EPIDEMIELes enquêtes cyber se multiplient contre les faux pass sanitaires

Coronavirus : Les investigations numériques se multiplient pour traquer les faux pass sanitaires

EPIDEMIELes réseaux de faux pass s’apparentent à de la « criminalité organisée avec des rabatteurs, des complices, des revendeurs, des délinquants multi-cartes qui exploitent la volonté de certains de ne pas se faire vacciner »
Hakima Bounemoura

H. B. avec AFP

Alors que la situation sanitaire se dégrade de jour en jour, les fraudes au pass sanitaire ne cessent de prendre de l’ampleur… « Il y a eu plus d’une centaine d’interpellations, qui visent à la fois des usagers et des réseaux de trafiquants, sur les 400 enquêtes qui ont commencé à être ouvertes », a indiqué jeudi sur France 2 Gérald Darmanin.

Selon l’entourage du ministre de l’Intérieur, près de 110.000 faux pass sanitaires circuleraient en France depuis l’instauration du dispositif à l’été. De son côté, l’Assurance maladie, qui a lancé des contentieux contre 800 personnes, comptait la semaine dernière 41.000 faux pass.

Plusieurs modes opératoires répertoriés

Face à la multiplication des faux certificats, les investigations numériques se renforcent en France. Différents modes opératoires ont été répertoriés par les enquêteurs, dont l’achat de faux certificats de vaccination sur Internet et l’usage frauduleux d’un QR code attribué à un tiers. Les autorités traquent aussi les professionnels de santé ou agents administratifs qui fournissent de faux pass.

« Nous constatons une forte augmentation de ce phénomène dès cet été sur les réseaux sociaux mais pas de recrudescence depuis le non-remboursement des tests pour les non-vaccinés », affirme le général Marc Boget, commandant de la gendarmerie dans le cyberespace, en charge de 200 enquêtes de faux pass et qui en a identifié environ 92.000 en circulation.

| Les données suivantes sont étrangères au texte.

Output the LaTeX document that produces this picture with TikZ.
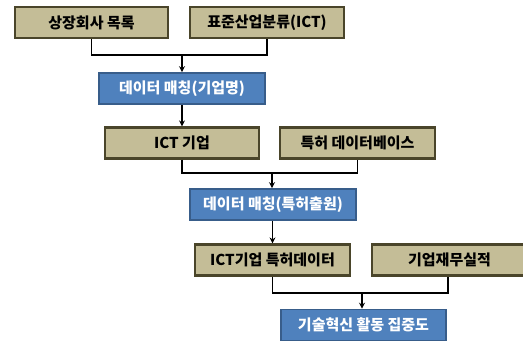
\documentclass[tikz,border=0pt]{standalone}
\usepackage{fontspec}
\newfontfamily\kr{Noto Sans CJK KR}
\usetikzlibrary{arrows.meta}
\definecolor{tanfill}{HTML}{C4BD97}
\definecolor{tanline}{HTML}{4A452A}
\definecolor{bluefill}{HTML}{4F81BD}
\definecolor{blueline}{HTML}{385D8A}
\tikzset{
  tanbox/.style={draw=tanline, fill=tanfill, line width=2.2pt, minimum height=31pt, inner sep=0pt, font=\kr\bfseries\fontsize{15}{17}\selectfont, text=black},
  bluebox/.style={draw=blueline, fill=bluefill, line width=1.6pt, minimum height=31pt, inner sep=0pt, font=\kr\bfseries\fontsize{15}{17}\selectfont, text=white},
  conn/.style={draw=black, line width=1.3pt},
  arr/.style={conn, -{Stealth[length=6pt,width=6pt]}}
}
\begin{document}
\begin{tikzpicture}[x=1pt,y=-1pt]
\useasboundingbox (0,0) rectangle (523,342);
\clip (0,0) rectangle (523,342);
\node[tanbox, minimum width=153pt] (b1) at (91.5,22.5) {상장회사 목록};
\node[tanbox, minimum width=154pt] (b2) at (267,22.5) {표준산업분류(ICT)};
\node[bluebox, minimum width=166pt] (b3) at (182,88.5) {데이터 매칭(기업명)};
\node[tanbox, minimum width=154pt] (b4) at (182,143) {ICT 기업};
\node[tanbox, minimum width=155pt] (b5) at (357.5,143) {특허 데이터베이스};
\node[bluebox, minimum width=166pt] (b6) at (273,204.5) {데이터 매칭(특허출원)};
\node[tanbox, minimum width=155pt] (b7) at (272.5,260) {ICT기업 특허데이터};
\node[tanbox, minimum width=155pt] (b8) at (449.5,260) {기업재무실적};
\node[bluebox, minimum width=165pt] (b9) at (363.5,325) {기술혁신 활동 집중도};
\coordinate (m1) at (182,55);
\coordinate (m2) at (272,173);
\coordinate (m3) at (362,293);
\draw[conn] (b1.south) |- (m1) -| (b2.south);
\draw[arr] (m1) -- (b3.north);
\draw[arr] (b3.south) -- (b4.north);
\draw[conn] (b4.south) |- (m2) -| (b5.south);
\draw[arr] (m2) -- (m2 |- b6.north);
\draw[arr] (b6.south -| b7.north) -- (b7.north);
\draw[conn] (b7.south) |- (m3) -| ([xshift=-1.5pt]b8.south);
\draw[arr] (m3) -- (m3 |- b9.north);
\end{tikzpicture}
\end{document}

En lien avec les enquêteurs, l’Assurance maladie se charge notamment d’identifier des anomalies via ses techniques d’analyses statistiques dans la base de données de suivi de vaccination, en utilisant le data mining (fouille et recoupement de différentes bases de données) et l’intelligence artificielle.

« Un réseau de criminalité organisée »

« On assiste à un mode opératoire de plus en plus élaboré où les escrocs modifient à distance les mots de passe de professionnels de santé et peuvent ainsi générer des pass à leurs noms », explique le général Boget, qui enquête en lien avec l’Office central de lutte contre les atteintes à l’environnement et à la santé publique (OCLAESP).

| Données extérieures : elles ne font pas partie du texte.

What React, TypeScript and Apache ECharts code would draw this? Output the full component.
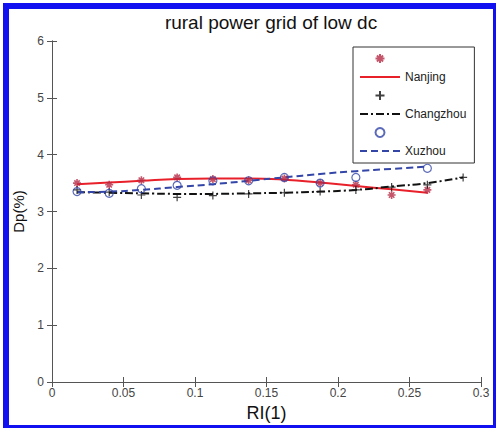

Ces réseaux s’apparentent à de la « criminalité organisée avec des rabatteurs, des complices, des revendeurs, des délinquants multi-cartes qui exploitent la volonté de certains de ne pas se faire vacciner », selon le général.

De vastes cyber enquêtes en cours

Plusieurs enquêtes cyber « d’envergures » sont menées contre des piratages de comptes de médecins et de pharmaciens, selon l’entourage du ministre de l’Intérieur. Un réseau qui récupérait les identifiants de pharmaciens sur le site de l’Ordre national des pharmaciens a pu vendre entre 5.000 et 10.000 faux pass pour un bénéfice de l’ordre de deux millions d’euros.

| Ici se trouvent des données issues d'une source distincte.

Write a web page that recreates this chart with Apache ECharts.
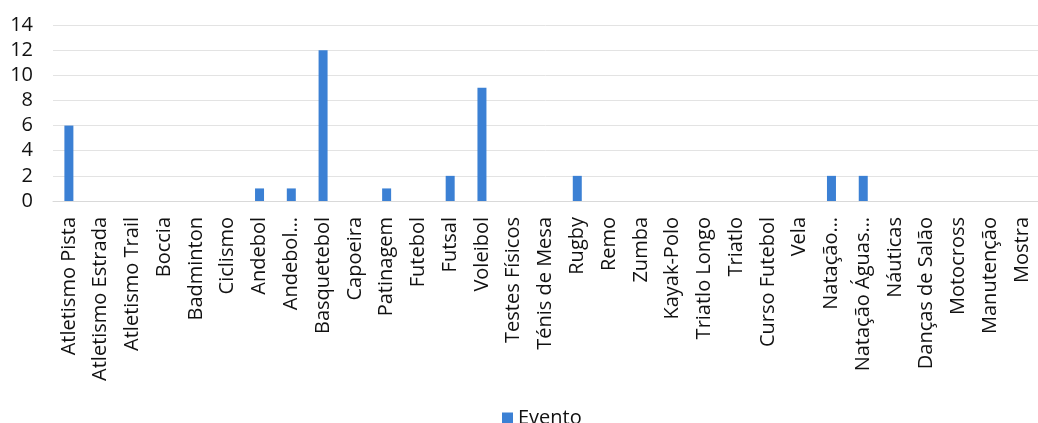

Certains professionnels de santé sont également directement impliqués. Dans l’Hérault, des cyber-enquêteurs ont interpellé un pompier et un kinésithérapeute, qui seront jugés en février pour avoir fourni 123 faux tests antigéniques négatifs à une trentaine de leurs proches. Dans le Val-de-Marne, un médecin soupçonné d’avoir vendu au moins 220 faux pass sanitaires – à 1.000 euros pièce – a également été placé en détention provisoire fin novembre, selon le parquet de Créteil.

Utiliser un faux document est un délit qui expose à une peine allant jusqu’à trois ans d’emprisonnement et 45.000 euros d’amende. Les poursuites disciplinaires des ordres peuvent aller jusqu’à l’interdiction définitive d’exercer, selon l’Assurance maladie.